TensorRT V10 inference using context.execute_async_v3()

There are many examples of inference using context.execute_async_v2().
However, v2 has been deprecated and there are no examples anywhere using context.execute_async_v3(…).

The TensorRT developer page says to: Specify buffers for inputs and outputs with “context.set_tensor_address(name, ptr)”

The API has "context.set_input_shape(“name, tuple(input_batch.shape))” and “set_output_allocator()”, but after days of mucking around I have got nowhere.

Can some please provide an example or suggestion.

Thanks

First, you have to set input shape:

tensor_name = engine.get_tensor_name(0) # input tensor
context.set_input_shape(tensor_name, input_shape) # use your input_shape
assert context.all_binding_shapes_specified

Then set up input and output buffers (I use numpy arrays as input and output):

d_input = cuda.mem_alloc(np.prod(input_shape) * np.dtype(np.float32).itemsize)
d_output = cuda.mem_alloc(np.prod(output_shape) * np.dtype(np.float32).itemsize)
context.set_tensor_address(engine.get_tensor_name(0), int(d_input)) # input buffer
context.set_tensor_address(engine.get_tensor_name(1), int(d_output)) #output buffer

Then you can run inference:

cuda.memcpy_htod_async(d_input, input_data, stream) # put data to input
context.execute_async_v3(stream_handle=stream.handle)

2 Likes

Hi how do you copy the results back?

            n = output_name
            output_shape = self.engine.get_tensor_shape(n)
            output_shape = (input_bs, *output_shape[1:])
            d_output = int(cuda.mem_alloc(np.random.randn(*output_shape).astype(self.dtype).nbytes))
            self.context.set_tensor_address(n, d_output)
            output = np.empty(output_shape, dtype=self.dtype)
            cuda.memcpy_dtoh_async(output, self.context.get_tensor_address(n), self.stream)
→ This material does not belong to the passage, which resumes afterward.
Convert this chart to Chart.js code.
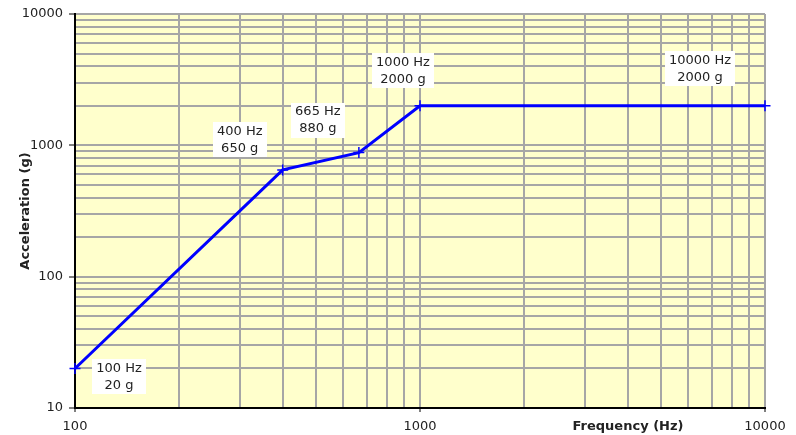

This is what I did but i keep getting pycuda._driver.LogicError: cuMemcpyDtoHAsync failed: an illegal memory access was encountered at dtoh line.

output_data = np.empty(output_shape, dtype=np.float32) # create numpy array to keep output data
cuda.memcpy_dtoh_async(output_data, d_output, stream) # put output data to created numpy array from output buffer

As I understand,

  1. You reserve memory space by setting input and output buffers (d_input, d_output).

  2. Then connect those buffers to input and output model tensors (contet.set_tensor_address).

Chapters 1 and 2 you do just once.

  1. After that you put input data to input buffer (cuda.memcpy_htod_async).

  2. Run inference (context.execute_async_v3)

  3. And then you get output data from output buffer (cuda.memcpy_dtoh_asyn, ).

Chapters 3-5 you repeat every batch during inference.

1 Like
cuda.memcpy_dtoh_async(output, self.context.get_tensor_address(n), self.stream)

In your example you’re trying to get output result from output tensor instead of getting it from output buffer, as you have to.

I see, so I should be using

cuda.memcpy_dtoh_async(output, d_output, self.stream)

instead.

I previously thought once I have set the tensor address to d_output then i can reuse that address. So they are different.